__The problem__
Repeat verbatim only the lines from the one with "Write a Python" through the one with "import plotly.graph_objects as go", both ends kept. Pictures stay out.

__Entries shown__
Begin

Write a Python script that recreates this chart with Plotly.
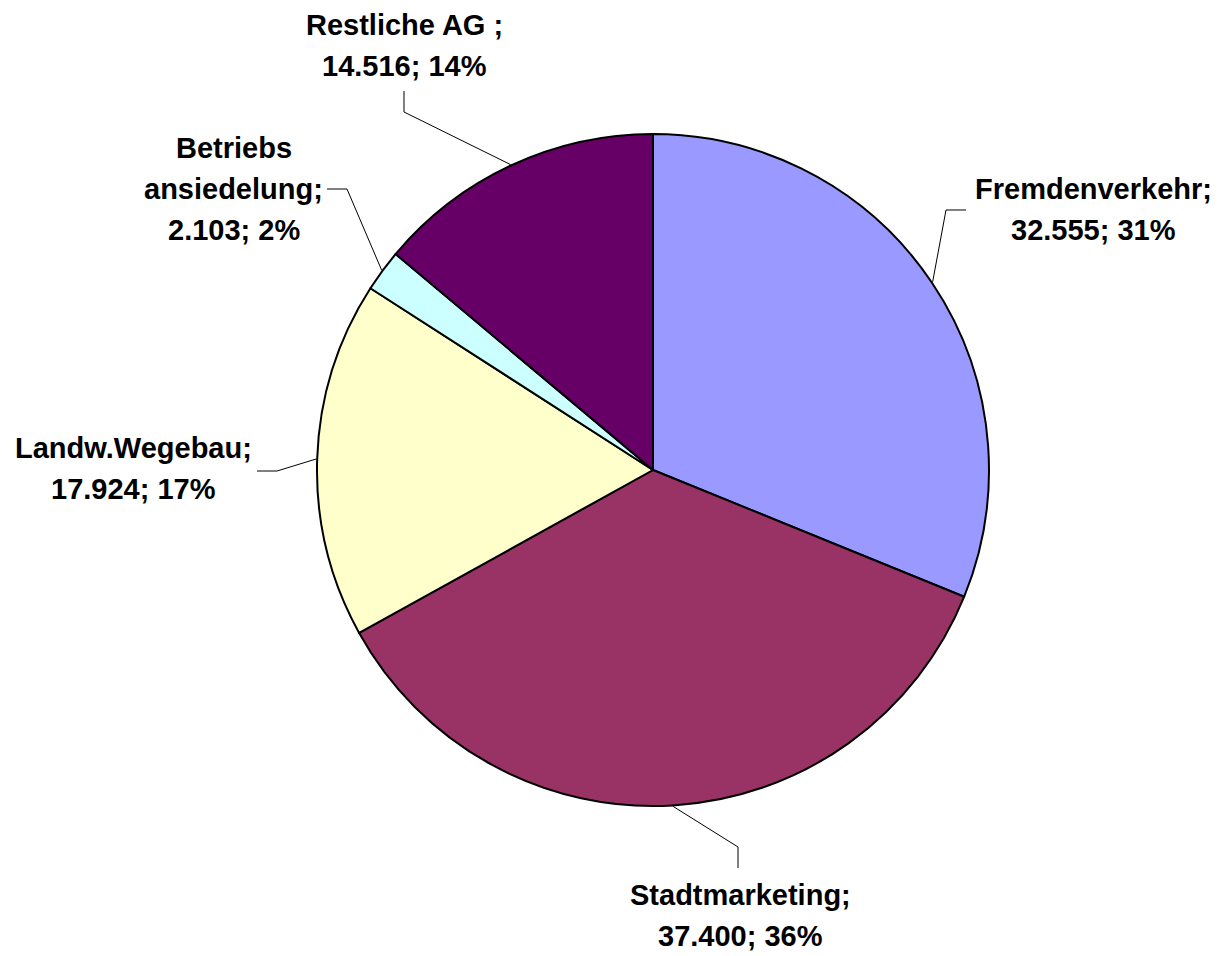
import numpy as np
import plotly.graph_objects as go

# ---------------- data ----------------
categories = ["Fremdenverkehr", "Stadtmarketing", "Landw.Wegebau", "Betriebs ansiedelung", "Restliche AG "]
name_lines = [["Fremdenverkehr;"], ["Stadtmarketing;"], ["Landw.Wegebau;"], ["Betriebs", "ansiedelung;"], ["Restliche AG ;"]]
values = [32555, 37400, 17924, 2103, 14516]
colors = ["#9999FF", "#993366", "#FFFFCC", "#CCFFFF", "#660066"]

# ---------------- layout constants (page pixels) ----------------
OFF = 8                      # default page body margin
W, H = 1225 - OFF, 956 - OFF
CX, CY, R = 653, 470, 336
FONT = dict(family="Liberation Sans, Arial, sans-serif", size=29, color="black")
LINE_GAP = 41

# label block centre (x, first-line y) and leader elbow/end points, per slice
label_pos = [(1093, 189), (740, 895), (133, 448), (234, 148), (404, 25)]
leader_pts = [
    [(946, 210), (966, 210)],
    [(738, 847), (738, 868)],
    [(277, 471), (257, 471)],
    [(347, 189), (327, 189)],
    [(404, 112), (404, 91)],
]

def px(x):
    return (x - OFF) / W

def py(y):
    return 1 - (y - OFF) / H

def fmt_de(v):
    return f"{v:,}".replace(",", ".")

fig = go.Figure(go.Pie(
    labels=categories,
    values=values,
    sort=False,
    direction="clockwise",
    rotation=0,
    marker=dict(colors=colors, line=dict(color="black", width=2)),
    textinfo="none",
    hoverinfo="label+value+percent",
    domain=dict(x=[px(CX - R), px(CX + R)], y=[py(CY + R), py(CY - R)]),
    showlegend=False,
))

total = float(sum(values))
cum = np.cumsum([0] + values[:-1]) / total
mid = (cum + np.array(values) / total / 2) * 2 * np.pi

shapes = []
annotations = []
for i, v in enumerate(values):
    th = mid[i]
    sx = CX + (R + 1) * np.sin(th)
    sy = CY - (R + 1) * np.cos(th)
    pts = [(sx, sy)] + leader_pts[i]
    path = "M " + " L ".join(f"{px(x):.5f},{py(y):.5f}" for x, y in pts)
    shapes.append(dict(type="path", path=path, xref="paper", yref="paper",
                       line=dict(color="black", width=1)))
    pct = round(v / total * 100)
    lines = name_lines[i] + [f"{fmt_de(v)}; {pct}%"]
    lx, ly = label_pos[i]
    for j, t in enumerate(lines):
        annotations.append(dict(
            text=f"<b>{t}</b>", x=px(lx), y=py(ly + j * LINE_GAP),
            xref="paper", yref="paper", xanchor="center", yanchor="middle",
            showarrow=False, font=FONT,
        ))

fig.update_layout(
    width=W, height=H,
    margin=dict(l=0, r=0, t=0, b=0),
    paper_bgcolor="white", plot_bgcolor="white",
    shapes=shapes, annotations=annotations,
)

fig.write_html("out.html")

End
Begin

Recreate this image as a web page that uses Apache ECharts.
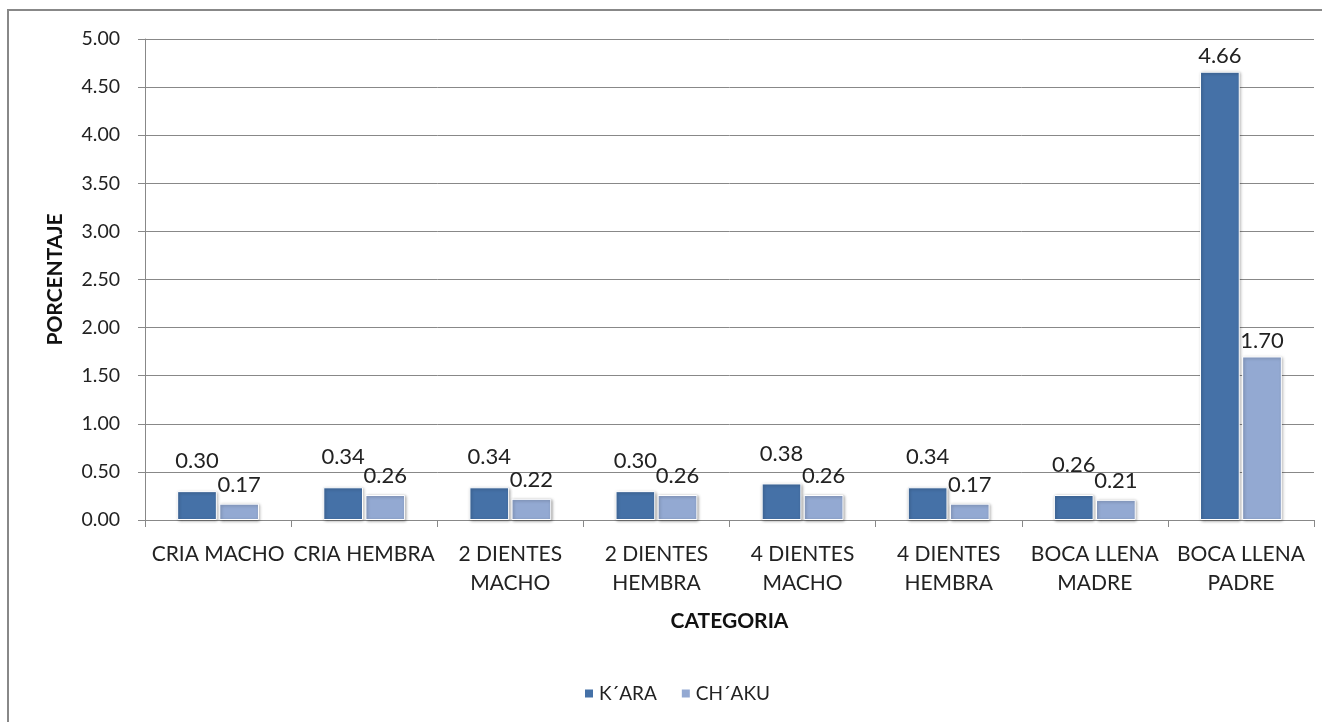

End

__The completed task__
Write a Python script that recreates this chart with Plotly.
import numpy as np
import plotly.graph_objects as go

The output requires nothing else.